**PROVIDED MATERIAL**
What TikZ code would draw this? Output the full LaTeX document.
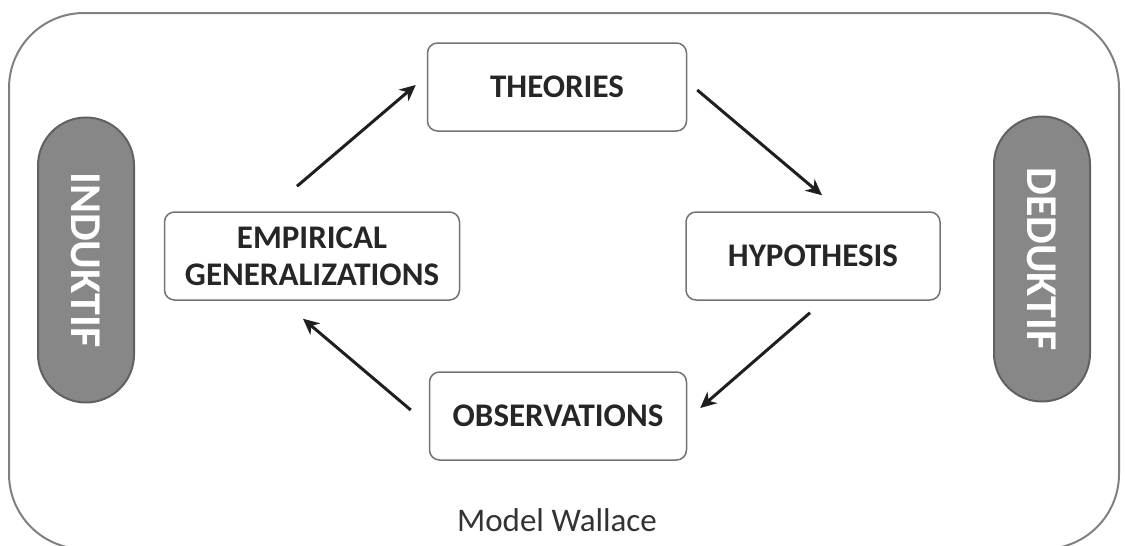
\documentclass[tikz,border=0pt]{standalone}
\usepackage{fontspec}
\setmainfont{Carlito}
\usepackage{tikz}
\usetikzlibrary{calc}
\usetikzlibrary{arrows.meta}

\begin{document}
\begin{tikzpicture}[x=0.5pt,y=-0.5pt,
  stage/.style={draw=black!55, line width=.75pt, rounded corners=5pt,
    minimum width=#1, minimum height=44pt, inner sep=0pt, align=center,
    text=black!85, font=\fontsize{16.5}{18.5}\selectfont\bfseries},
  pill/.style={draw=black!62, fill=black!47, line width=1pt, rotate=-90,
    minimum width=142.5pt, minimum height=48pt, rounded corners=24pt,
    inner sep=0pt, text=white, font=\fontsize{22}{24}\selectfont\bfseries},
  flow/.style={-{Stealth[length=8pt,width=7.5pt,inset=2.5pt]}, line width=1.5pt, black!88},
  frame/.style={draw=black!50, line width=1pt, rounded corners=37.5pt}]

\useasboundingbox (0,0) rectangle (1125,546);
\draw[frame] (9,13) rectangle (1119,549);

\node[stage=129.5pt] (theo) at (557,87) {THEORIES};
\node[stage=147.5pt] (emp) at (312,256) {EMPIRICAL\\GENERALIZATIONS};
\node[stage=127pt] (hyp) at (813,256) {HYPOTHESIS};
\node[stage=128.5pt] (obs) at (558,416) {OBSERVATIONS};

\node[pill] (induk) at (86,260) {INDUKTIF};
\node[pill] (deduk) at (1042,259) {DEDUKTIF};

\node[text=black!80, font=\fontsize{16.5}{18.5}\selectfont] (title) at (557,520) {Model Wallace};

\draw[flow] ($(emp.north)+(-15,-25)$) -- ($(theo.west)+(-11,-2)$);
\draw[flow] ($(theo.east)+(10,3)$) -- ($(hyp.north)+(9,-16)$);
\draw[flow] ($(hyp.south)+(-3,12)$) -- ($(obs.east)+(13,-8)$);
\draw[flow] ($(obs.west)+(-18,-6)$) -- ($(emp.south)+(-9,18)$);
\end{tikzpicture}
\end{document}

**GIVEN EXERCISE**
The pictures should not be reproduced; quote all of the other material exactly.

**RESULT OF THE TASK**
What TikZ code would draw this? Output the full LaTeX document.
\documentclass[tikz,border=0pt]{standalone}
\usepackage{fontspec}
\setmainfont{Carlito}
\usepackage{tikz}
\usetikzlibrary{calc}
\usetikzlibrary{arrows.meta}

\begin{document}
\begin{tikzpicture}[x=0.5pt,y=-0.5pt,
  stage/.style={draw=black!55, line width=.75pt, rounded corners=5pt,
    minimum width=#1, minimum height=44pt, inner sep=0pt, align=center,
    text=black!85, font=\fontsize{16.5}{18.5}\selectfont\bfseries},
  pill/.style={draw=black!62, fill=black!47, line width=1pt, rotate=-90,
    minimum width=142.5pt, minimum height=48pt, rounded corners=24pt,
    inner sep=0pt, text=white, font=\fontsize{22}{24}\selectfont\bfseries},
  flow/.style={-{Stealth[length=8pt,width=7.5pt,inset=2.5pt]}, line width=1.5pt, black!88},
  frame/.style={draw=black!50, line width=1pt, rounded corners=37.5pt}]

\useasboundingbox (0,0) rectangle (1125,546);
\draw[frame] (9,13) rectangle (1119,549);

\node[stage=129.5pt] (theo) at (557,87) {THEORIES};
\node[stage=147.5pt] (emp) at (312,256) {EMPIRICAL\\GENERALIZATIONS};
\node[stage=127pt] (hyp) at (813,256) {HYPOTHESIS};
\node[stage=128.5pt] (obs) at (558,416) {OBSERVATIONS};

\node[pill] (induk) at (86,260) {INDUKTIF};
\node[pill] (deduk) at (1042,259) {DEDUKTIF};

\node[text=black!80, font=\fontsize{16.5}{18.5}\selectfont] (title) at (557,520) {Model Wallace};

\draw[flow] ($(emp.north)+(-15,-25)$) -- ($(theo.west)+(-11,-2)$);
\draw[flow] ($(theo.east)+(10,3)$) -- ($(hyp.north)+(9,-16)$);
\draw[flow] ($(hyp.south)+(-3,12)$) -- ($(obs.east)+(13,-8)$);
\draw[flow] ($(obs.west)+(-18,-6)$) -- ($(emp.south)+(-9,18)$);
\end{tikzpicture}
\end{document}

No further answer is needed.